The PCAOB has fined firms more than $33 million so far this year—and it’s only April. It’s already blown past the record $20+ million in penalties it levied last year.

And the rest of 2024 could be just as busy.

In July 2023, the organization released a report showing that 40% of the audits it inspected in 2022 had deficiencies. At the time, Chair Erica Williams called the findings “absolutely unacceptable” (regulator-speak for “we’re majorly ticked off”). It had just fined Marcum $3 million for lax quality control standards, its highest-ever penalty for a non-affiliate firm. But that paled in comparison to the $25 million it fined KPMG Netherlands last week for sharing answers on exams.

Regs on the horizon: 2023 was the PCAOB’s most active regulatory year in a decade, according to its annual report. It adopted one new standard meant to “strengthen and modernize” the procedures auditors use to confirm financial statement information with third parties. It also made four proposals:

  • AS 1000, which would “reorganize and consolidate a group of standards” around key auditing principles, including professional judgment and care, professional skepticism, and reasonable assurance;
  • A proposal to strengthen the requirements for identifying and communicating noncompliance with laws and regulations (NOCLAR);
  • A proposal that would specify aspects of technology-assisted audits that auditors need to take into account; and
  • An update to a rule that would let the PCAOB sanction people who contribute “negligently, directly, and substantially” to accounting firms’ rule violations.
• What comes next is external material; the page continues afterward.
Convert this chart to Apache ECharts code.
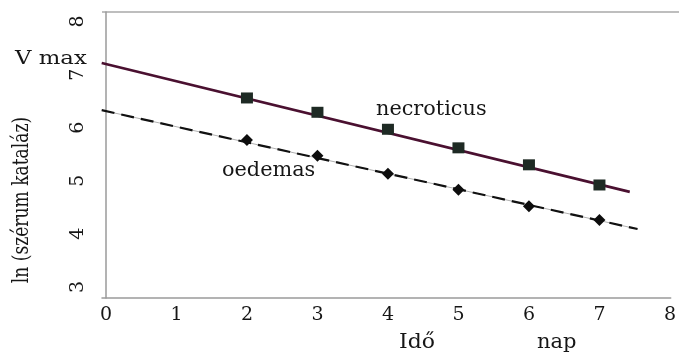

The PCAOB expects to adopt four measures in 2024, according to Deloitte: AS 1000, the NOCLAR proposal, the technology-assisted audit proposal, and a quality-control proposed in 2022. And it plans to release four new proposals dealing with attestation standards, going concerns, firm and engagement performance metrics, and substantive analytical procedures.

Audit committees, you officially live in interesting times.